By Armond White
Filmed under the working title “The Controversy,” Margarethe von Trotta’s bio-pic Hannah Arendt (now at Film Forum), about the renown German Jewish critic and philosopher, combines gossipy insight into the New York literary society of the 1960s with a more serious story of political morality.
Those seemingly opposite issues converged into scandal when, in 1961, Arendt wrote a series of articles for The New Yorker magazine about Israel’s trial of Nazi bureaucrat Adolf Eichmann. Arendt’s “report” (later published as the book Eichmann in Jerusalem: A Report on the Banality of Evil) enraged her New York literary and academic circle for her proposition on Jewish “resistance and cooperation.”
It is the sense of controversy that makes the movie fascinating–a warm-bodied movie, rather than a semi-documentary on the Eichmann trial or Arendt’s philosophical processes. Those subjects–not exactly “hot topics”–become accessible through Von Trotta’s expected feminist focus: Arendt’s struggle to maintain compassion and individuality in situations where harsh judgment are the norm and women are traditionally subjugated to male authority (which includes female attraction to masculine charisma). Von Trotta finds this drama in personal life (Arendt’s youth as student and lover of philosopher Martin Heidegger, her marriage to Christian professor Heinrich Buhle) and her professional standing in both academia and literature.
Scrutinizing womanliness in Arendt’s friendship with literary titan Mary McCarthy, Von Trotta introduces both enjoying girl talk about men, smoking cigarettes as fuel symbolizes their burning egos and libidoes. Their access to the world of ideas and intellectual power begins with a female sense of potential. “People hope to have some possibility of power,” Arendt says. Von Trotta (and co-screenwriter Pamela Katz) depict her life as a story about “passionate thinking.” The related concept of intellectual courage comes through in Arendt’s eventually damning assessment of Eichmann and her own struggle against New York’s ring of self-righteous writers, professors and pundits–a verboten subject these days but targeted here with refreshing pith.
Having watched Eichmann answer questions in a bullet-proof glass booth (actual b&w trial footage merged with Von Trotta’s drama), the intrigued and outraged Arendt herself became a caged public figure, espied and despised by the cultural elite who once had welcomed her postwar exile. When editing a 1968 Walter Benjamin anthology, Arendt drew on her own experience with the literary mob: “Despite their pose of being above politics [they] were fully as conversant with the basic principles of literary maneuvers as the professors were with the fundamentals of academic politics or the hacks and journalists with the ABC of ‘One good turn deserves another.’”

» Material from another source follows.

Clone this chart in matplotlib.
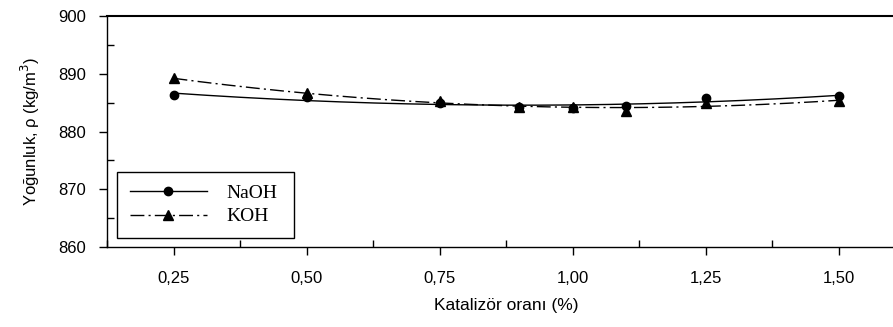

Treating Arendt’s controversy as a female experience, Von Trotta sensitively shows the ABCs of privileged literary life–sometimes disapprovingly, sometimes as wittily as Doug McGrath did in Infamous, the better Truman Capote movie about the writing of In Cold Blood.
Playing Arendt, Barbara Sukowva, who was Fassbinder’s Lola, brings the role valuable emotional juice and credible articulacy. The marriage scenes with Axel Milberg are as fine as in Luc Besson’s The Lady, her other relationships balance gender tension–with men (Michael Degen, Klaus Pohl) and with McTeer’s smiley, loyal McCarthy (who has a pointed, amusing tiff with a Norman Mailer figure.) In the big speech clarifying Arendt’s philosophical project and ethnic identity, her intellectual pride gives a Dietrich slant to Sukowa’s jaw. Sexy, but also Von Trotta’s ultimate feminist statement.
Arendt’s controversy isn’t as momentous as the Truth and Reconciliation trials in John Boorman’s In My Country, but neither is it a trashy Holocaust exploitation like The Reader. Von Trotta and Sukowva take the same risk as Maximilian Schell in the 1975 film of Robert Shaw’s play The Man in the Glass Booth which used the Eichmann trial to explore the post-war legacy of responsibility, guilt, personal and political identity. It’s a novel approach to those issues at the heart of the German New Wave where Von Trotta began as an actress and are successfully maneuvered here. If an intellectual audience remains in New York’s art film community, Hannah Arendt ought to be a hit.